INFORMATION GIVEN

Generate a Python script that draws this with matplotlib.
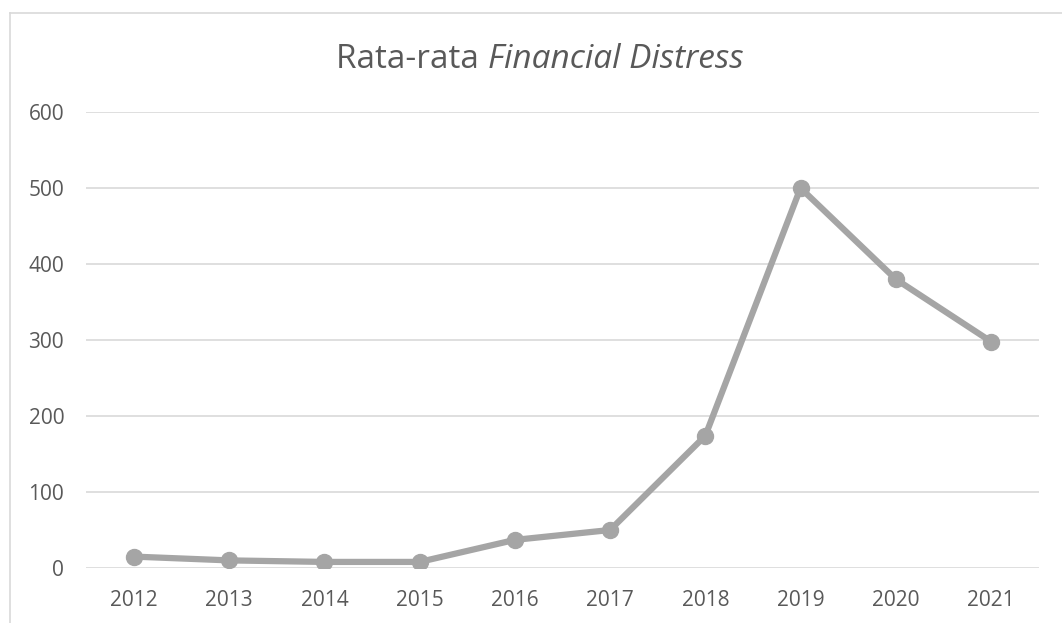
import matplotlib.pyplot as plt
from matplotlib.lines import Line2D

# data
years = ['2012', '2013', '2014', '2015', '2016', '2017', '2018', '2019', '2020', '2021']
values = [15, 10, 8, 8, 37, 50, 174, 500, 380, 298]
y_ticks = [0, 100, 200, 300, 400, 500, 600]

plt.rcParams['font.family'] = ['Open Sans', 'DejaVu Sans']

W, H = 1062, 623
fig = plt.figure(figsize=(W / 100, H / 100), dpi=100)
ax = fig.add_axes([86.4 / W, (H - 568) / H, (1038.6 - 86.4) / W, (568 - 112) / H])

x = list(range(len(years)))
ax.plot(x, values, color='#A5A5A5', linewidth=4.5, marker='o', markersize=11.5,
        solid_joinstyle='round', zorder=3)

ax.set_xlim(-0.5, len(years) - 0.5)
ax.set_ylim(0, 600)
ax.set_xticks(x)
ax.set_xticklabels(years)
ax.set_yticks(y_ticks)
ax.grid(axis='y', color='#D9D9D9', linewidth=1.2)
ax.set_axisbelow(True)
for s in ['top', 'right', 'left', 'bottom']:
    ax.spines[s].set_visible(False)
ax.tick_params(axis='both', length=0, labelsize=15, labelcolor='#595959')
ax.tick_params(axis='y', pad=16)
ax.tick_params(axis='x', pad=16)

# chart frame (only top and left are inside the picture)
fig.add_artist(Line2D([10 / W, 1], [1 - 12.5 / H] * 2, color='#D9D9D9', linewidth=1.2,
                      transform=fig.transFigure))
fig.add_artist(Line2D([10 / W] * 2, [0, 1 - 12.5 / H], color='#D9D9D9', linewidth=1.2,
                      transform=fig.transFigure))

# title with italic part
title_y = 1 - 68 / H
t1 = fig.text(0, title_y, 'Rata-rata ', fontsize=24, color='#595959', va='baseline')
t2 = fig.text(0, title_y, 'Financial Distress', fontsize=24, color='#595959',
              style='italic', va='baseline')
fig.canvas.draw()
r = fig.canvas.get_renderer()
w1 = t1.get_window_extent(r).width
w2 = t2.get_window_extent(r).width
start = 540 - (w1 + w2) / 2
t1.set_x(start / W)
t2.set_x((start + w1) / W)

fig.savefig('out.png', dpi=100)
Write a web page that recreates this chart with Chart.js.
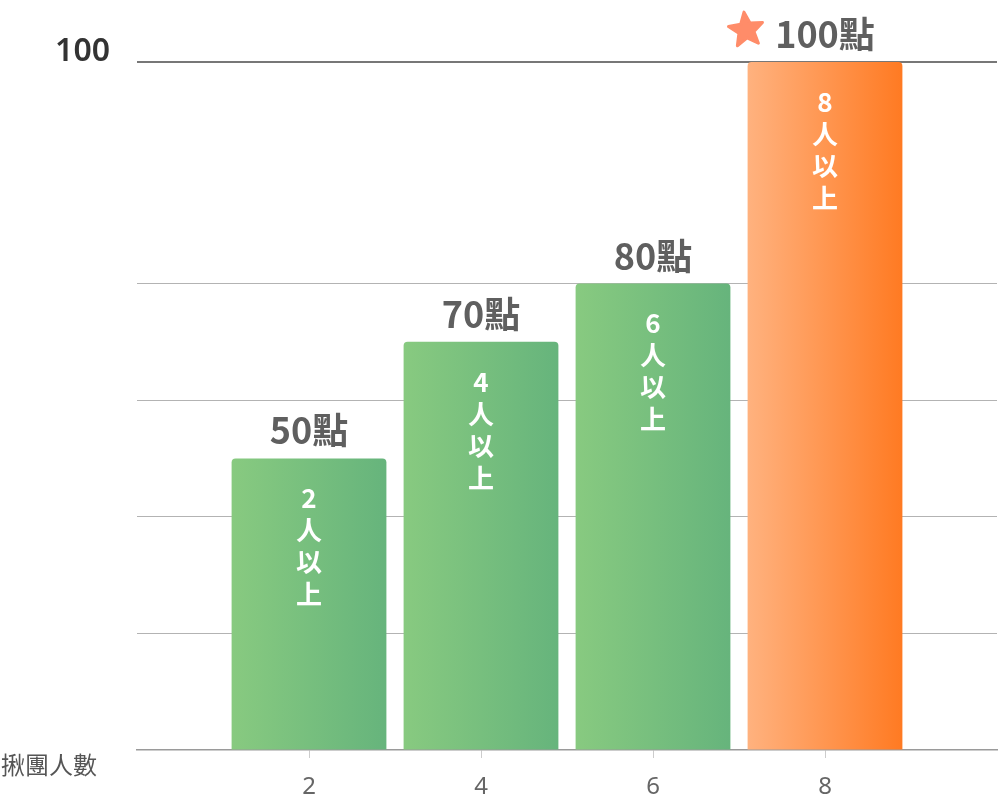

EXERCISE BRIEF
Repeat exactly the lines from the first line of the records above through the line containing "solid_joinstyle='round', zorder=3)", leaving out the pictures.

EXERCISE ANSWER
Generate a Python script that draws this with matplotlib.
import matplotlib.pyplot as plt
from matplotlib.lines import Line2D

# data
years = ['2012', '2013', '2014', '2015', '2016', '2017', '2018', '2019', '2020', '2021']
values = [15, 10, 8, 8, 37, 50, 174, 500, 380, 298]
y_ticks = [0, 100, 200, 300, 400, 500, 600]

plt.rcParams['font.family'] = ['Open Sans', 'DejaVu Sans']

W, H = 1062, 623
fig = plt.figure(figsize=(W / 100, H / 100), dpi=100)
ax = fig.add_axes([86.4 / W, (H - 568) / H, (1038.6 - 86.4) / W, (568 - 112) / H])

x = list(range(len(years)))
ax.plot(x, values, color='#A5A5A5', linewidth=4.5, marker='o', markersize=11.5,
        solid_joinstyle='round', zorder=3)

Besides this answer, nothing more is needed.